If you’re somebody who watches the market, chances are you also keep an eye on the action in gold.
And over the past year the GLD which tracks the precious metal is up about 20%. Over the same period the S&P is down about 3%.
Considering gold has done nothing but march higher for quite some time, money pros are wondering if it’s prudent to compare gold to another tangible asset that also marched higher a few years ago - housing.
The argument is – housing is a tangible asset and one everyone assumed would continually go up, but it fell 30-40%, say the pros.
But trader Steve Grasso says there’s a key difference.
”Housing was subsidized by the Federal government through unusually low interest rates. By contrast gold is not subsidized."
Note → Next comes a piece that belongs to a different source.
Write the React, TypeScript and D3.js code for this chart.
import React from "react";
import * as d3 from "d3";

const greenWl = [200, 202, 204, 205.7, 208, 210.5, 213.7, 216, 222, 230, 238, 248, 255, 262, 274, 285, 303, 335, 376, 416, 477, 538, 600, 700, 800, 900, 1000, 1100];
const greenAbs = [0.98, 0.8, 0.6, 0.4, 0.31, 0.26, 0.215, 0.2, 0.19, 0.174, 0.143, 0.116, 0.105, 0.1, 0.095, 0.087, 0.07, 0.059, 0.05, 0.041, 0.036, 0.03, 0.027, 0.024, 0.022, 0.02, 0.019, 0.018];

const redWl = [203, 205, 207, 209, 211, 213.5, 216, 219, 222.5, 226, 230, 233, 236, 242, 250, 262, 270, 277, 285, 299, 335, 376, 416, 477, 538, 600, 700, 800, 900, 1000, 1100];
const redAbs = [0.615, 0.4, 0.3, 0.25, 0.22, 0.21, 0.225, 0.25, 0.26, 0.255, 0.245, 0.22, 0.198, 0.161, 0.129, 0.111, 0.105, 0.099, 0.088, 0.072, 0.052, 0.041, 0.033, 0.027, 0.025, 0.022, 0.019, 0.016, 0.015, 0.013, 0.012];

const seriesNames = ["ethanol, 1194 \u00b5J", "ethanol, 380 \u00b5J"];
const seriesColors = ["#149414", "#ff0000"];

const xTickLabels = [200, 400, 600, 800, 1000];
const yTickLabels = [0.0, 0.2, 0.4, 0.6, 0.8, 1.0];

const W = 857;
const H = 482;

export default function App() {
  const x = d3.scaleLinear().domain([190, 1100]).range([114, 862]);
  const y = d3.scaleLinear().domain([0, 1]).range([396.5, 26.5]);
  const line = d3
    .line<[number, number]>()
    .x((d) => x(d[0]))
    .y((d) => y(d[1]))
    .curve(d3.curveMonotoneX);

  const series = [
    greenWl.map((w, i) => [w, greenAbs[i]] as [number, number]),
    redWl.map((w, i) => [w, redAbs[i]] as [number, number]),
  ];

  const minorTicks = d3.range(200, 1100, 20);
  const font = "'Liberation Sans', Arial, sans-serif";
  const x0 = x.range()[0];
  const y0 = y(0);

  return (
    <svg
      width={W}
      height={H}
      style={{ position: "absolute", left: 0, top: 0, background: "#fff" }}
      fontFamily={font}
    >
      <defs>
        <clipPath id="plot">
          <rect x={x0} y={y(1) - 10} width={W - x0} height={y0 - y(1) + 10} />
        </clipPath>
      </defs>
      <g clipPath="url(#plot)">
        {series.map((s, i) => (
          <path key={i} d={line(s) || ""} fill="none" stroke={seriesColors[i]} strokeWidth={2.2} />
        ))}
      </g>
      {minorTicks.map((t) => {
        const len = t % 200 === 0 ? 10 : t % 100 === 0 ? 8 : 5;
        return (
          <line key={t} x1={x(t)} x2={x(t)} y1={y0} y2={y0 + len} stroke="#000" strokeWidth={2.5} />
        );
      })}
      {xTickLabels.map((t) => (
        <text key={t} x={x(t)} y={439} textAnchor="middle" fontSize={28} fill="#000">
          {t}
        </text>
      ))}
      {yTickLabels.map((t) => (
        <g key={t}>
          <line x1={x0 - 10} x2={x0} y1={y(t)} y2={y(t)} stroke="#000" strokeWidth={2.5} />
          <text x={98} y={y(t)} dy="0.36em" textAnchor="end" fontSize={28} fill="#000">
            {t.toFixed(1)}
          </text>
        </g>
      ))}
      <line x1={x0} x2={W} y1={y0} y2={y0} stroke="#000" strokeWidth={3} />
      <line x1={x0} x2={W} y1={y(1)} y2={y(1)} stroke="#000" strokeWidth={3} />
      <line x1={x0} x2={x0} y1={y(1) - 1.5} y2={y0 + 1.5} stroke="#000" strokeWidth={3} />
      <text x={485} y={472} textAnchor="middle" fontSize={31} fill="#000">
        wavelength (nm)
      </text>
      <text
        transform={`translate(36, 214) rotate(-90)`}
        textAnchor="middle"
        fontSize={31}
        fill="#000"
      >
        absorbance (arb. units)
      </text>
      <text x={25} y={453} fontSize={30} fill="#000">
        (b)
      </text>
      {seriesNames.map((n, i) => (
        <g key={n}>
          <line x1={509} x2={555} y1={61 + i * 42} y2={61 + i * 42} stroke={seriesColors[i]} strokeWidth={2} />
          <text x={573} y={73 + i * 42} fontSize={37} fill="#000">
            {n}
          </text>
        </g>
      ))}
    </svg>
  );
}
Trader Stephen Weiss sees it different. “Gold is definitely subsidized,” he says. “It’s an inflation hedge,” and the Federal Reserve is trying to generate inflation any way it can.
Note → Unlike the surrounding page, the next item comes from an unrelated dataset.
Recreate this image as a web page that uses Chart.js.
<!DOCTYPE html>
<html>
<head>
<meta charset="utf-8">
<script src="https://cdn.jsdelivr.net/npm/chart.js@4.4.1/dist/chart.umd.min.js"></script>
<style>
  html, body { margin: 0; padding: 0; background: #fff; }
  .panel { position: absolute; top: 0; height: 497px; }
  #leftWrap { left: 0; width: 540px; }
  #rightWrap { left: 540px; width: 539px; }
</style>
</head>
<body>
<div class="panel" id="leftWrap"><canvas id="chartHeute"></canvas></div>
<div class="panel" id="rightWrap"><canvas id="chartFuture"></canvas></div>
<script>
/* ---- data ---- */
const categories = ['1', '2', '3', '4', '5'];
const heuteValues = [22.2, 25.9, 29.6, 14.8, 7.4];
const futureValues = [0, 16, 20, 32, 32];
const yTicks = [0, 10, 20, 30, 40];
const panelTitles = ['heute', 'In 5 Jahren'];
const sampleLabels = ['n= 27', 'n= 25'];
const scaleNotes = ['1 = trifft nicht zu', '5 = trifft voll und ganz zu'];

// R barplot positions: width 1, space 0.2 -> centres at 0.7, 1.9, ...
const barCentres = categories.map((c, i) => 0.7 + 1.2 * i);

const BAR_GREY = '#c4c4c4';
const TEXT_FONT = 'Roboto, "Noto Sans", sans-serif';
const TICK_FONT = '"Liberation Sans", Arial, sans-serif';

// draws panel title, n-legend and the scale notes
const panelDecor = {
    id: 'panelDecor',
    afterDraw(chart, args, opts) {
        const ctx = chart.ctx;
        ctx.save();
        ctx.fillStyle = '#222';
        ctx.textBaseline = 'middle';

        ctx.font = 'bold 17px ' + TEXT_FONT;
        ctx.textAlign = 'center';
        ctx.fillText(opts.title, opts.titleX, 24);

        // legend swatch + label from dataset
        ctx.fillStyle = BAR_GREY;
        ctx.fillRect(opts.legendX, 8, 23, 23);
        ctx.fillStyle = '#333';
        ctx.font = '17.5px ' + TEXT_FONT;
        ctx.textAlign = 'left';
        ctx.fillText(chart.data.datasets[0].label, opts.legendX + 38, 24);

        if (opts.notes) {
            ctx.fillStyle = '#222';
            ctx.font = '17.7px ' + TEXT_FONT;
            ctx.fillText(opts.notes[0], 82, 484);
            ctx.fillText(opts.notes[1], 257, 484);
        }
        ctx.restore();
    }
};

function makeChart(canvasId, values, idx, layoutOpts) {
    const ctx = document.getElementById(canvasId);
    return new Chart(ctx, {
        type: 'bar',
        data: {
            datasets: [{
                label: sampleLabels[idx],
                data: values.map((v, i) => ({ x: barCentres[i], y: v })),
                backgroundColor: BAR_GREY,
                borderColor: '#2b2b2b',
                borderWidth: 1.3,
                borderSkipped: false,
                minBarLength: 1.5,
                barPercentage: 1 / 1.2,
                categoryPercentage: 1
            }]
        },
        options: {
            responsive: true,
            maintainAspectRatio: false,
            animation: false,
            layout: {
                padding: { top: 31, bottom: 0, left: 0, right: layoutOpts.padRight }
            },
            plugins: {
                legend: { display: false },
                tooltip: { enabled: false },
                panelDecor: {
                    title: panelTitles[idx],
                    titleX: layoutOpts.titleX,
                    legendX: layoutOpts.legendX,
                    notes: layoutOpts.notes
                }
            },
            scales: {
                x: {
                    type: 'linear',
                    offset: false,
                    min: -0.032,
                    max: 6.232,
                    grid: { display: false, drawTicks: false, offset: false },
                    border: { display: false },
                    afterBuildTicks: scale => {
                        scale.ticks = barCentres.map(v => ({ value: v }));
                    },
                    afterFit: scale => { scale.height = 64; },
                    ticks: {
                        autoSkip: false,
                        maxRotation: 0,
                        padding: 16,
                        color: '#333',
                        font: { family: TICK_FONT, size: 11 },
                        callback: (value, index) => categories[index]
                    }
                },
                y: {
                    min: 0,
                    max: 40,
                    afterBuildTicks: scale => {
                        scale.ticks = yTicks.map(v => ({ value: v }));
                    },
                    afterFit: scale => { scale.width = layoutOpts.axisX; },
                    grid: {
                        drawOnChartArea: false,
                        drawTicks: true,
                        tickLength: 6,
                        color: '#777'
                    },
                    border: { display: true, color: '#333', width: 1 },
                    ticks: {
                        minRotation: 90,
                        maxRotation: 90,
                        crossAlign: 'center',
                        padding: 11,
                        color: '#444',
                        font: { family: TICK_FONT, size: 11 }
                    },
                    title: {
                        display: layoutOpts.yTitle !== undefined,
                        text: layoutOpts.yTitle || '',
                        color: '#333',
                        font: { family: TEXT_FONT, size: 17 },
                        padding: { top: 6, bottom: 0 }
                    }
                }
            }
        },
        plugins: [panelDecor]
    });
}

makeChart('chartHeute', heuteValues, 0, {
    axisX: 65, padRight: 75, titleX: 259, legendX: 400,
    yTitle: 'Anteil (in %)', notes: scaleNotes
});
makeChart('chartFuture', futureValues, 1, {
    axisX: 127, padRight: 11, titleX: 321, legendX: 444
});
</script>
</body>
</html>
As you might imagine, Steve Grasso thinks the trade is long gold. "I think there’s a new class of investor moving into gold,” he says.
Grasso argues investors no longer trust the central banks of the world and as a result gold is the only alternative. "This is a psychological change - people have lost confidence in fiat currency. This is in the beginning stages. Gold is going higher," he says dismissing Weiss' argument. "Much higher."
Conversely, Stephen Weiss doesn't think gold can go much higher. “I'm not saying gold is in jeopardy but I don’t know if has a lot more upside. Don't buy at the top."
Trader Jon Najarian says “based on the money flows of institutions I see more upside – I don’t see any signs of profit taking.”